Trade Treaties And Territory
Starting in February 2006 the United States and South Korea began negotiating a Free Trade Agreement known as KORUS FTA. The agreement was ratified by both countries and entered into effect in March of 2012. This trade treaty eliminates 95% of the tariffs between the two countries within five years. For South Korea it is the second largest free trade agreement it has entered into after the largest free trade treaty it signed with the European Union. Both of these huge free trade agreements dwarf the other free trade agreements South Korea has signed with Chile, Singapore, the Association of Southeast Asian Nations, and the European Free Trade Area.
South Korea’s commercial trading territory is now global and tightly tied to the world’s two wealthiest markets in the United States and Western Europe. But free trade treaties don’t always work without hitch. South Korea also has a Free Trade agreement with Canada, the Canada-Korea Free Trade Agreement (CKFTA), Canada, like the United States, runs a trade deficit with South Korea. The products Canada sells to South Korea are all carbon-intensive resources – coal, copper, pulp and aluminum – all sold in bulk and all low value added, which is to say few jobs are added to Canada’s economy with these sales. The conflict comes into play over automotive imports sent from South Korea to Canada. The free trade treaty drops Canada’s 6.1% automotive tariff on South Korean cars with in three years and since Ontario has a large automotive economy the imports are likely to cost Canadian jobs.

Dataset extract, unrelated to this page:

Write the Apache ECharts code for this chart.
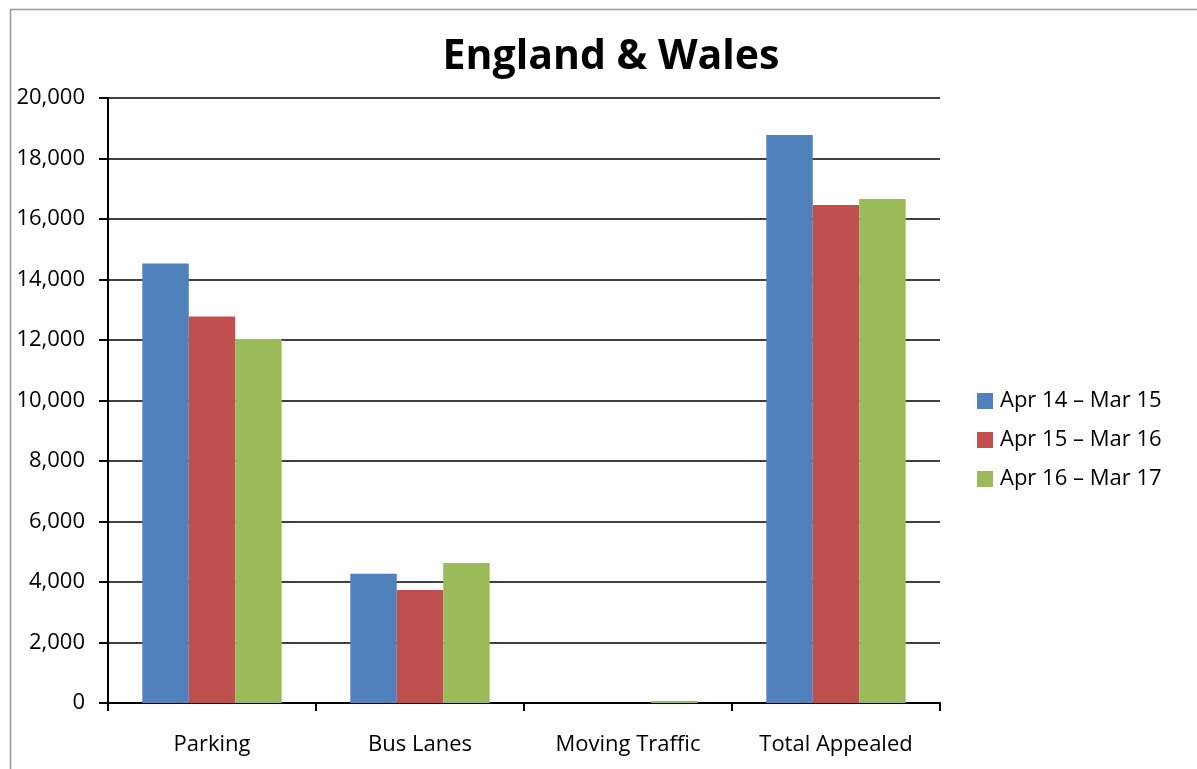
<!DOCTYPE html>
<html>
<head>
<meta charset="utf-8">
<script src="https://cdn.jsdelivr.net/npm/echarts@6/dist/echarts.min.js"></script>
<style>html,body{margin:0;padding:0;background:#fff}#c{width:1197px;height:769px}</style>
</head>
<body>
<div id="c"></div>
<script>
const categories = ["Parking", "Bus Lanes", "Moving Traffic", "Total Appealed"];
const seriesNames = ["Apr 14 \u2013 Mar 15", "Apr 15 \u2013 Mar 16", "Apr 16 \u2013 Mar 17"];
const apr14 = [14530, 4270, 0, 18780];
const apr15 = [12780, 3735, 0, 16465];
const apr16 = [12030, 4630, 65, 16660];
const colors = ["#4F81BD", "#C0504D", "#9BBB59"];
const font = "'Open Sans', sans-serif";

const chart = echarts.init(document.getElementById('c'), null, {renderer: 'canvas'});
const values = [apr14, apr15, apr16];
chart.setOption({
  animation: false,
  backgroundColor: '#fff',
  title: {
    text: 'England & Wales',
    left: 606, top: 32, textAlign: 'center',
    textStyle: {fontFamily: font, fontSize: 41, fontWeight: 'bold', color: '#000'}
  },
  legend: {
    orient: 'vertical', left: 972, top: 381,
    itemWidth: 16, itemHeight: 16, itemGap: 9,
    icon: 'rect',
    textStyle: {fontFamily: font, fontSize: 22, color: '#000', padding: [0,0,0,2], lineHeight: 30},
    data: seriesNames
  },
  graphic: [{
    type: 'rect', silent: true,
    shape: {x: 10.5, y: 9.5, width: 1300, height: 900},
    style: {fill: 'none', stroke: '#999', lineWidth: 1.5}
  }],
  grid: {left: 108, right: 257, top: 98, bottom: 66, containLabel: false},
  xAxis: {
    type: 'category', data: categories,
    axisLine: {lineStyle: {color: '#000', width: 2}},
    axisTick: {show: true, length: 8, lineStyle: {color: '#000', width: 2}},
    axisLabel: {fontFamily: font, fontSize: 22, color: '#000', margin: 31}
  },
  yAxis: {
    type: 'value', min: 0, max: 20000, interval: 2000,
    axisLine: {show: true, lineStyle: {color: '#000', width: 2}},
    axisTick: {show: true, length: 9, lineStyle: {color: '#000', width: 2}},
    splitLine: {lineStyle: {color: '#000', width: 1.5}},
    axisLabel: {fontFamily: font, fontSize: 22, color: '#000', margin: 23,
      formatter: v => v.toLocaleString('en-US')}
  },
  series: seriesNames.map((n, i) => ({
    name: n, type: 'bar', data: values[i],
    itemStyle: {color: colors[i]},
    barGap: '0%', barCategoryGap: '33%'
  }))
});
</script>
</body>
</html>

Korea’s territorial cycle has expanded hugely in the last five years as western countries look for friendly access to Asian markets. The expansion is based on a combination of geopolitical and economic trade-offs. The western countries gain a geopolitical partner by opening wealthy markets. South Korea gains allies in the west who are now tied to South Korean politics among Asian countries and South Korea gets access to huge wealthy markets. It’s an expensive treaty for the western countries, but as long as South Korea remains a strategically valuable ally in Asia it is worthwhile in both directions.